My concern is if you blew 1 fuse on the same phase what then? Huge phase imbalance? Loss of 50% of the conductor? Weird voltage imbalances? It looks OEM but I'm just wondering why would OEM wire it that way? Seems odd.
 
i know it doesn't look that way but they terminate on the same point on the other end
Here is the definition of parallel
conductors shall be permitted to be connected in parallel (electrically joined at both ends) only in sizes 1/0 AWG and larger

The load side of the breaker shown is not a parallel connection. Sure the have 2 wires coming off each phase but they split at the other end. They are not electrically joined at both ends.
 
IMHO we have to distinguish the NEC definition of 'parallel conductors' from other forms of parallel.

The conductors are not 'parallel' per the NEC strict definition of 'parallel conductors' specifically because they don't go from one solid electrical connection to another. The NEC definition is pretty much about a 'wire' formed from smaller wires, and if some device interrupts the smaller wires than you don't have a 'parallel conductor'.

But they are clearly electrically in parallel. Current flows from the breaker lug, splits to take one of 2 paths, goes through the fuses and then the wire, and joins back up at the next lug. It then goes through the load, splits because you have 3 phases, hits the next load lug, splits to take one of 2 paths, goes through the fuses, and then ends up on a breaker lug.

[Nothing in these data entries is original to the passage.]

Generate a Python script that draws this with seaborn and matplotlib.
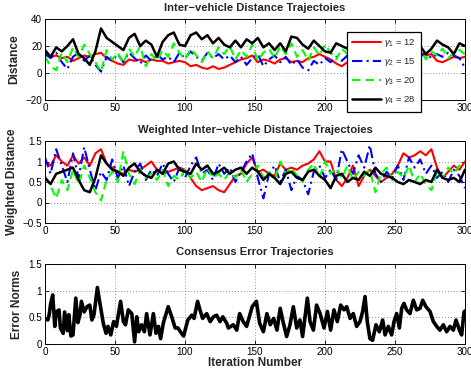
import matplotlib
matplotlib.use("Agg")
import matplotlib.pyplot as plt
import seaborn as sns

# ---------------- data ----------------
iters = list(range(0, 301, 4))

dist_g1 = [15, 12, 13, 11, 12, 9, 11, 13, 12, 14, 15, 11, 9, 7, 6, 10, 9, 10, 8, 10,
           9, 9, 7, 8, 9, 8, 5, 6, 4, 3, 5, 3, 4, 6, 8, 10, 11, 13, 8, 10,
           9, 7, 10, 11, 8, 9, 8, 11, 12, 14, 12, 10, 7, 5, 8, 10, 9, 11, 10, 12,
           11, 9, 12, 10, 11, 13, 12, 15, 13, 14, 9, 8, 10, 12, 11, 12]
dist_g2 = [14, 11, 15, 8, 3, 12, 15, 9, 13, 6, 1, 12, 9, 14, 8, 15, 11, 7, 13, 9,
           14, 10, 12, 8, 15, 11, 16, 12, 9, 15, 11, 14, 10, 13, 8, 12, 6, 11, 14, 5,
           10, 13, 8, 12, 6, 10, 4, 2, 9, 6, 11, 8, 12, 9, 13, 10, 14, 8, 12, 10,
           13, 9, 15, 11, 13, 10, 14, 12, 15, 11, 14, 12, 15, 13, 11, 4]
dist_g3 = [12, 5, 2, 15, 8, 19, 12, 21, 14, 8, 1, 17, 10, 15, 7, 18, 12, 20, 5, 14,
           9, 17, 12, 22, 15, 10, 18, 13, 8, 16, 11, 19, 14, 20, 10, 17, 12, 21, 9, 15,
           18, 11, 20, 14, 22, 12, 17, 9, 19, 13, 21, 15, 10, 18, 14, 11, 17, 13, 19, 12,
           16, 10, 18, 14, 11, 17, 12, 19, 10, 16, 13, 18, 11, 15, 17, 14]
dist_g4 = [17, 12, 19, 16, 20, 25, 14, 11, 6, 16, 33, 26, 23, 20, 17, 26, 29, 20, 24, 21,
           12, 23, 28, 30, 21, 20, 28, 30, 25, 28, 22, 26, 21, 19, 24, 19, 25, 22, 26, 19,
           22, 17, 22, 16, 27, 26, 21, 18, 24, 20, 16, 15, 22, 20, 18, 21, 17, 23, 19, 22,
           18, 20, 24, 19, 21, 17, 15, 20, 14, 18, 24, 21, 19, 14, 22, 20]

wdist_g1 = [1.0, 0.9, 1.15, 1.0, 0.9, 1.15, 0.95, 1.1, 0.9, 1.2, 1.3, 0.95, 0.85, 0.75, 0.7, 0.8,
            0.75, 0.8, 0.9, 1.0, 0.8, 0.7, 0.75, 0.8, 0.85, 0.8, 0.6, 0.4, 0.3, 0.35, 0.4, 0.3,
            0.25, 0.45, 0.65, 0.7, 0.95, 1.1, 0.75, 0.8, 0.7, 0.65, 0.95, 0.8, 0.85, 0.8, 0.9, 0.95,
            1.05, 1.25, 1.0, 1.0, 0.55, 0.4, 0.6, 0.9, 0.4, 0.65, 0.8, 0.65, 0.5, 0.6, 0.7, 0.9,
            1.2, 1.1, 1.15, 1.25, 1.15, 1.3, 0.85, 0.6, 0.75, 0.9, 0.8, 1.0]
wdist_g2 = [1.1, 0.7, 1.3, 0.9, 0.5, 1.2, 0.6, 1.35, 0.8, 0.3, 0.75, 0.55, 1.05, 0.6, 0.9, 0.4,
            0.75, 0.95, 0.55, 0.8, 0.65, 0.95, 0.7, 0.5, 0.85, 0.6, 0.9, 1.1, 0.7, 0.8, 0.55, 0.95,
            0.7, 0.85, 0.5, 0.75, 1.0, 1.2, 0.6, 0.1, 0.7, 0.9, 0.5, 0.8, 0.3, 0.65, 0.55, 0.2,
            0.75, 0.9, 0.6, 0.8, 0.55, 1.3, 1.0, 0.7, 1.15, 0.85, 1.4, 0.7, 0.5, 0.75, 0.6, 0.9,
            0.55, 1.1, 0.85, 1.05, 0.7, 0.9, 0.6, 0.75, 0.5, 0.8, 0.65, 0.35]
wdist_g3 = [0.65, 0.4, 0.1, 0.55, 0.3, 0.8, 0.45, 0.9, 0.6, 0.25, 0.05, 0.55, 0.75, 0.5, 1.25, 0.7,
            0.45, 0.8, 0.6, 0.7, 0.55, 0.8, 0.4, 0.65, 0.55, 0.8, 0.6, 0.75, 0.5, 0.85, 0.6, 0.7,
            0.55, 0.75, 0.6, 0.8, 0.5, 0.7, 0.9, 0.6, 0.75, 0.55, 1.0, 0.7, 0.85, 0.65, 0.5, 0.8,
            0.95, 0.6, 1.0, 0.7, 0.85, 0.6, 0.9, 0.55, 0.75, 0.65, 0.8, 0.25, 0.7, 0.85, 0.55, 0.75,
            0.6, 0.9, 0.5, 0.7, 0.45, 0.3, 0.75, 0.6, 0.85, 0.7, 0.9, 0.75]
wdist_g4 = [0.6, 0.45, 0.7, 0.75, 0.8, 0.85, 0.55, 0.3, 0.25, 0.6, 1.15, 0.95, 0.8, 0.75, 0.65, 0.85,
            0.95, 0.75, 0.65, 0.6, 0.8, 0.7, 0.95, 1.0, 0.8, 0.75, 0.7, 0.95, 0.8, 0.9, 0.7, 0.75,
            0.85, 0.7, 0.8, 0.85, 0.7, 0.85, 0.75, 0.55, 0.7, 0.6, 0.45, 0.7, 0.75, 0.6, 0.55, 0.75,
            0.8, 0.65, 0.55, 0.35, 0.65, 0.7, 0.5, 0.6, 0.55, 0.75, 0.65, 0.85, 0.7, 0.65, 0.6, 0.5,
            0.45, 0.55, 0.5, 0.45, 0.55, 0.5, 0.8, 0.6, 0.55, 0.6, 0.5, 0.8]

err_x = [0, 2, 3, 4, 5.5, 7, 8, 10, 11, 13, 14, 16, 17, 18.5, 20, 22, 23.5, 25, 26, 28,
         30, 32, 33.5, 35, 37.4, 39, 41.7, 43.6, 45, 47, 49, 51, 54, 56, 57.5, 59.5, 62, 64,
         65.5, 67, 69, 71, 72.6, 75, 77.4, 79.3, 81, 82.6, 84.5, 88, 90.5, 93, 95, 97.5, 99,
         102, 104.8, 106.5, 109, 110.7, 112.6, 115.5, 118, 120.3, 122.6, 125, 127, 129.8, 131,
         134.5, 137, 139, 141.6, 144, 148,
         151, 153.3, 156, 158.5, 160.9, 163.3, 165.7, 168, 170, 172.6, 175, 177.4, 179.8,
         182.1, 184, 187.4, 189.3, 191.7, 194, 196.5, 199.3, 201.7, 204, 206.4, 208.8, 211.2,
         213.6, 215.5, 217.9, 220.2, 222.6, 225, 226.9, 228.6, 230.2, 232.1, 234, 236.4,
         238.8, 241.2, 242.9, 245.2, 247.6, 249.3, 251.2, 253.1, 254.8, 256.4, 258.3, 260.7,
         263.1, 265.5, 267.9, 269.8, 272.1, 275, 277.4, 279.8, 282.1, 284.5, 286.9, 289.3,
         291.7, 293.6, 296, 297.6, 299.3, 300]
err_y = [0.48, 0.45, 0.55, 0.75, 0.92, 0.33, 0.6, 0.64, 0.3, 0.2, 0.6, 0.25, 0.55, 0.15, 0.17,
         0.86, 0.4, 0.55, 0.8, 0.6, 0.7, 0.73, 0.45, 0.55, 1.06, 0.8, 0.38, 0.2, 0.33, 0.17,
         0.42, 0.33, 0.8, 0.42, 0.36, 0.64, 0.57, 0.04, 0.51, 0.23, 0.36, 0.23, 0.57, 0.17,
         0.57, 0.2, 0.33, 0.1, 0.39, 0.7, 0.51, 0.3, 0.3, 0.2, 0.15, 0.45, 0.54, 0.48, 0.8,
         0.64, 0.48, 0.57, 0.42, 0.51, 0.54, 0.42, 0.51, 0.39, 0.3, 0.36, 0.26, 0.57, 0.42,
         0.33, 0.7,
         0.8, 0.39, 0.23, 0.57, 0.36, 0.48, 0.26, 0.67, 0.42, 0.14, 0.36, 0.7, 0.3, 0.45,
         0.14, 0.86, 0.42, 0.26, 0.73, 0.57, 0.3, 0.61, 0.26, 0.64, 0.42, 0.73, 0.64, 0.7,
         0.48, 0.57, 0.33, 0.42, 0.61, 0.89, 0.42, 0.1, 0.07, 0.36, 0.23, 0.45, 0.17, 0.33,
         0.17, 0.42, 0.57, 0.3, 0.67, 0.76, 0.64, 0.57, 0.82, 0.64, 0.67, 0.82, 0.7, 0.61,
         0.42, 0.33, 0.26, 0.36, 0.23, 0.33, 0.26, 0.45, 0.26, 0.17, 0.6, 0.62]

labels = [r"$\gamma_1$ = 12", r"$\gamma_2$ = 15", r"$\gamma_3$ = 20", r"$\gamma_4$ = 28"]
titles = ["Inter\u2212vehicle Distance Trajectoies",
          "Weighted Inter\u2212vehicle Distance Trajectoies",
          "Consensus Error Trajectories"]
ylabels = ["Distance", "Weighted Distance", "Error Norms"]
xticks = [0, 50, 100, 150, 200, 250, 300]
yticks_top = [-20, 0, 20, 40]
yticks_mid = [-0.5, 0, 0.5, 1, 1.5]
yticks_bot = [0, 0.5, 1, 1.5]

# ---------------- style ----------------
sns.set_theme(style="white")
plt.rcParams['font.family'] = ['Liberation Sans', 'DejaVu Sans']
plt.rcParams['mathtext.fontset'] = 'custom'
plt.rcParams['mathtext.rm'] = 'Liberation Sans'
plt.rcParams['mathtext.it'] = 'Liberation Sans:italic'
plt.rcParams['axes.unicode_minus'] = True

styles = [dict(color=(1, 0, 0), linestyle='-', linewidth=1.5),
          dict(color=(0, 0, 1), linestyle=(0, (5, 2, 1, 2)), linewidth=1.5),
          dict(color=(0, 1, 0), linestyle=(0, (4, 2.5)), linewidth=1.5),
          dict(color=(0, 0, 0), linestyle='-', linewidth=1.8)]

fig = plt.figure(figsize=(4.71, 3.79), dpi=100)
L, W = 45 / 471, 420 / 471
ax1 = fig.add_axes([L, 1 - 100 / 379, W, 81 / 379])
ax2 = fig.add_axes([L, 1 - 223 / 379, W, 82 / 379])
ax3 = fig.add_axes([L, 1 - 344 / 379, W, 80 / 379])

for vals, lab, st in zip([dist_g1, dist_g2, dist_g3, dist_g4], labels, styles):
    sns.lineplot(x=iters, y=vals, ax=ax1, label=lab, **st)
for vals, st in zip([wdist_g1, wdist_g2, wdist_g3, wdist_g4], styles):
    sns.lineplot(x=iters, y=vals, ax=ax2, legend=False, **st)
sns.lineplot(x=err_x, y=err_y, ax=ax3, color='black', linewidth=2.6, legend=False)

label_x = [-0.060, -0.064, -0.052]
title_pad = [5.5, 5.5, 6.2]
for ax, yt, title, yl, lx, tp in zip([ax1, ax2, ax3], [yticks_top, yticks_mid, yticks_bot],
                                     titles, ylabels, label_x, title_pad):
    ax.set_xlim(0, 300)
    ax.set_ylim(yt[0], yt[-1])
    ax.set_xticks(xticks)
    ax.set_yticks(yt)
    ax.set_yticklabels([("%g" % v).replace("-", "\u2212") for v in yt])
    ax.set_xticklabels([str(v) for v in xticks])
    ax.grid(True, linestyle=(0, (1, 2.5)), color='#707070', linewidth=0.6)
    ax.tick_params(direction='in', length=3, width=0.6, labelsize=7.1, pad=2,
                   top=True, right=True, bottom=True, left=True, colors='black')
    for sp in ax.spines.values():
        sp.set_color('black')
        sp.set_linewidth(0.7)
    ax.set_title(title, fontsize=8.1, fontweight='bold', pad=tp)
    ax.set_ylabel(yl, fontsize=8.6, fontweight='bold')
    ax.yaxis.set_label_coords(lx, 0.5)
    ax.set_xlabel("")

ax3.set_xlabel("Iteration Number", fontsize=8.5, fontweight='bold', labelpad=0)

leg = ax1.legend(loc='upper left', bbox_to_anchor=(347 / 471, 1 - 32 / 379),
                 bbox_transform=fig.transFigure, fontsize=6.8, frameon=True,
                 fancybox=False, edgecolor='black', framealpha=1, handlelength=3.0,
                 handletextpad=0.35, labelspacing=0.75, borderpad=0.55, borderaxespad=0)
leg.get_frame().set_linewidth(0.9)

fig.savefig("out.png", dpi=100)
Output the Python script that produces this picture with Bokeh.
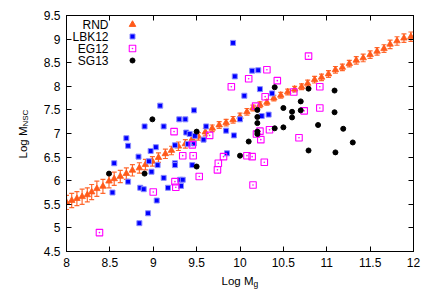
import numpy as np
from bokeh.plotting import figure
from bokeh.models import Range1d, FixedTicker, LinearAxis, Label, CustomLabelingPolicy
from bokeh.core.properties import value
from bokeh.embed import file_html
from bokeh.resources import INLINE

# ---------------- data ----------------
rnd_x = [8.00, 8.06, 8.12, 8.18, 8.24, 8.29, 8.35, 8.42, 8.49, 8.55,
         8.62, 8.69, 8.76, 8.84, 8.91, 8.99, 9.06, 9.14, 9.21, 9.29,
         9.37, 9.45, 9.52, 9.60, 9.68, 9.76, 9.84, 9.92, 10.00, 10.08,
         10.15, 10.23, 10.31, 10.39, 10.47, 10.55, 10.63, 10.71, 10.78, 10.86,
         10.94, 11.02, 11.10, 11.18, 11.26, 11.34, 11.42, 11.50, 11.58, 11.66,
         11.73, 11.81, 11.89, 11.97]
rnd_y = [5.54, 5.58, 5.62, 5.66, 5.70, 5.76, 5.83, 5.88, 5.99, 6.04,
         6.09, 6.15, 6.22, 6.27, 6.34, 6.41, 6.49, 6.57, 6.64, 6.73,
         6.78, 6.89, 6.94, 7.03, 7.11, 7.18, 7.23, 7.29, 7.36, 7.46,
         7.54, 7.61, 7.66, 7.75, 7.81, 7.88, 7.94, 7.99, 8.06, 8.14,
         8.19, 8.26, 8.35, 8.40, 8.48, 8.55, 8.60, 8.67, 8.74, 8.80,
         8.89, 8.96, 9.02, 9.05]
rnd_err = [0.15, 0.15, 0.15, 0.16, 0.15, 0.16, 0.16, 0.15, 0.14, 0.14,
           0.13, 0.12, 0.12, 0.11, 0.11, 0.10, 0.10, 0.10, 0.09, 0.09,
           0.09, 0.08, 0.08, 0.08, 0.07, 0.07, 0.07, 0.07, 0.07, 0.07,
           0.06, 0.06, 0.06, 0.06, 0.06, 0.06, 0.06, 0.06, 0.07, 0.07,
           0.07, 0.07, 0.07, 0.07, 0.07, 0.08, 0.08, 0.08, 0.08, 0.08,
           0.09, 0.09, 0.09, 0.10]

lbk_x = [9.08, 8.90, 9.12, 9.30, 9.37, 9.47, 8.69, 8.71, 9.03, 8.97,
         9.25, 9.38, 9.42, 9.48, 9.40, 9.47, 9.58, 9.61, 9.92, 9.94,
         10.14, 10.21, 10.23, 10.05, 10.37, 10.33, 10.25, 10.00, 9.84, 9.93,
         8.55, 8.53, 8.71, 8.83, 8.95, 8.98, 9.05, 8.85, 8.89, 9.04,
         8.94, 8.84, 9.12, 9.17, 9.25, 9.25, 9.31, 9.34, 9.32, 9.45, 9.85]
lbk_y = [7.59, 7.15, 7.15, 7.30, 7.30, 7.49, 6.90, 6.74, 6.71, 6.63,
         6.75, 7.02, 6.99, 6.95, 6.78, 6.79, 6.87, 7.15, 8.92, 8.21,
         8.33, 8.34, 7.94, 7.80, 7.85, 7.40, 7.37, 7.30, 7.06, 6.96,
         6.37, 5.75, 5.98, 6.51, 6.41, 6.19, 6.33, 5.85, 5.82, 5.58,
         5.31, 5.10, 6.06, 5.85, 6.37, 6.33, 6.02, 6.02, 5.89, 6.33, 6.58]

eg_x = [9.24, 9.45, 9.65, 10.79, 10.31, 10.10, 10.43, 9.90, 10.92, 10.29,
        10.62, 10.18, 10.92, 10.74, 10.23, 10.34, 10.19, 10.24, 10.68, 8.38,
        9.00, 9.25, 9.26, 9.34, 9.46, 9.53, 9.75, 9.74, 9.81, 10.08,
        10.14, 10.28, 10.15]
eg_y = [7.04, 6.76, 6.96, 8.64, 8.35, 8.16, 8.12, 7.99, 7.99, 7.78,
        7.88, 7.58, 7.54, 7.48, 7.05, 7.08, 6.99, 6.87, 6.91, 4.90,
        5.76, 5.98, 5.86, 6.53, 6.53, 6.09, 6.37, 6.23, 6.51, 6.53,
        6.51, 6.39, 5.91]

sg_x = [8.99, 9.50, 8.49, 8.90, 9.50, 10.40, 10.79, 11.09, 10.70, 10.20,
        10.50, 10.60, 10.70, 10.20, 10.60, 11.09, 10.20, 10.90, 10.40, 10.50,
        11.19, 10.20, 10.20, 10.10, 11.30, 10.79, 10.00, 11.10]
sg_y = [7.30, 7.04, 6.15, 6.15, 6.30, 7.98, 7.95, 7.91, 7.68, 7.50,
        7.54, 7.46, 7.49, 7.35, 7.34, 7.45, 7.22, 7.18, 7.11, 7.13,
        7.10, 7.04, 6.99, 6.83, 6.81, 6.64, 6.53, 6.60]

x_ticks = [8, 8.5, 9, 9.5, 10, 10.5, 11, 11.5, 12]
x_tick_labels = ["8", "8.5", "9", "9.5", "10", "10.5", "11", "11.5", "12"]
y_ticks = [4.5, 5, 5.5, 6, 6.5, 7, 7.5, 8, 8.5, 9, 9.5]
y_tick_labels = ["4.5", "5", "5.5", "6", "6.5", "7", "7.5", "8", "8.5", "9", "9.5"]

series_names = ["RND", "LBK12", "EG12", "SG13"]

# ---------------- style ----------------
FONT = "Liberation Sans"
ORANGE = "#ff5a1a"
BLUE = "#0000ff"
MAGENTA = "#ff00ff"
BLACK = "#000000"

X0, X1, Y0, Y1 = 8, 12, 4.5, 9.5
FW, FH = 347, 236

p = figure(frame_width=FW, frame_height=FH,
           min_border_left=66, min_border_right=10,
           min_border_top=15, min_border_bottom=43,
           x_range=Range1d(X0, X1), y_range=Range1d(Y0, Y1),
           output_backend="svg", toolbar_location=None)
p.grid.visible = False
p.outline_line_color = "black"
p.outline_line_width = 1
p.background_fill_color = "white"
p.border_fill_color = "white"

NO_LABELS = CustomLabelingPolicy(code="for (const i of indices) indices.unset(i); return indices")


def style_axis(ax, ticks, labels, show_labels=True):
    ax.ticker = FixedTicker(ticks=ticks)
    ax.major_tick_in = 5
    ax.major_tick_out = 0
    ax.minor_tick_line_color = None
    ax.axis_line_color = "black"
    ax.major_tick_line_color = "black"
    if show_labels:
        ax.major_label_overrides = dict(zip(ticks, labels))
        ax.major_label_text_font = FONT
        ax.major_label_text_font_size = "12px"
        ax.major_label_text_color = "black"
        ax.major_label_standoff = 6
    else:
        ax.major_label_policy = NO_LABELS
        ax.major_label_text_font_size = "1px"
        ax.major_label_standoff = 0


style_axis(p.xaxis[0], x_ticks, x_tick_labels)
style_axis(p.yaxis[0], y_ticks, y_tick_labels)
top_ax = LinearAxis()
style_axis(top_ax, x_ticks, x_tick_labels, show_labels=False)
p.add_layout(top_ax, "above")
right_ax = LinearAxis()
style_axis(right_ax, y_ticks, y_tick_labels, show_labels=False)
p.add_layout(right_ax, "right")

# pixel (relative to frame) -> data helpers for annotation placement
def dx(px):
    return X0 + px * (X1 - X0) / FW

def dy(py):
    return Y1 - py * (Y1 - Y0) / FH

# ---------------- RND with error bars ----------------
rx = np.array(rnd_x)
ry = np.array(rnd_y)
re = np.array(rnd_err)
p.segment(x0=rx, y0=ry - re, x1=rx, y1=ry + re, line_color=ORANGE, line_width=1.2, line_alpha=0.9)
p.scatter(x=np.concatenate([rx, rx]), y=np.concatenate([ry - re, ry + re]),
          marker="dash", size=5, line_color=ORANGE, line_width=1.2, line_alpha=0.9)
p.scatter(x=rx, y=ry, marker="triangle", size=6.5, fill_color=ORANGE, line_color=ORANGE, line_width=0.8)

# ---------------- other samples ----------------
p.scatter(x=lbk_x, y=lbk_y, marker="square", size=5, fill_color=BLUE, line_color="#8c8cff", line_width=1)
p.scatter(x=eg_x, y=eg_y, marker="square_dot", size=6.5, fill_color=None, line_color=MAGENTA, line_width=1.1)
p.scatter(x=sg_x, y=sg_y, marker="circle", size=5, fill_color=BLACK, line_color=BLACK)

# ---------------- legend (gnuplot style: text then symbol) ----------------
row_px = [9, 21, 33, 45]
lx_text = dx(42)
lx_mark = dx(66)
ly = [dy(r) for r in row_px]
p.text(x=[lx_text] * 4, y=ly, text=series_names, text_align="right", text_baseline="middle",
       text_font=value(FONT), text_font_size=value("12px"), text_color="black")
p.scatter(x=[lx_mark], y=[ly[0]], marker="triangle", size=6.5, fill_color=ORANGE, line_color=ORANGE)
p.scatter(x=[lx_mark], y=[ly[1]], marker="square", size=5, fill_color=BLUE, line_color="#8c8cff", line_width=1)
p.scatter(x=[lx_mark], y=[ly[2]], marker="square_dot", size=6.5, fill_color=None, line_color=MAGENTA, line_width=1.1)
p.scatter(x=[lx_mark], y=[ly[3]], marker="circle", size=5, fill_color=BLACK, line_color=BLACK)

# ---------------- axis titles with subscripts (side panel => not clipped) ----------------
p.add_layout(Label(x=dx(155), y=dy(265), text="Log M", text_font=FONT, text_font_size="11.5px",
                   text_align="left", text_baseline="alphabetic", text_color="black"), "below")
p.add_layout(Label(x=dx(187), y=dy(268), text="g", text_font=FONT, text_font_size="8.5px",
                   text_align="left", text_baseline="alphabetic", text_color="black"), "below")
p.add_layout(Label(x=dx(-44), y=dy(143), text="Log M", text_font=FONT, text_font_size="11.5px",
                   angle=np.pi / 2, text_align="left", text_baseline="alphabetic", text_color="black"), "below")
p.add_layout(Label(x=dx(-41), y=dy(111), text="NSC", text_font=FONT, text_font_size="8px",
                   angle=np.pi / 2, text_align="left", text_baseline="alphabetic", text_color="black"), "below")

open("out.html", "w").write(file_html(p, INLINE))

Is this a good practice? I don't know. It looks very much akin to 'cable limiters' or 'limiting lugs' that are intended to isolate parallel segments in the event of short circuit; but those are ordinary fuses that would blow on overload or short circuit. The breaker is an 800A breaker, the fuses are 150A fuses.... If you had a 400A overload on that setup I'd expect one fuse to blow and the second one to follow quickly.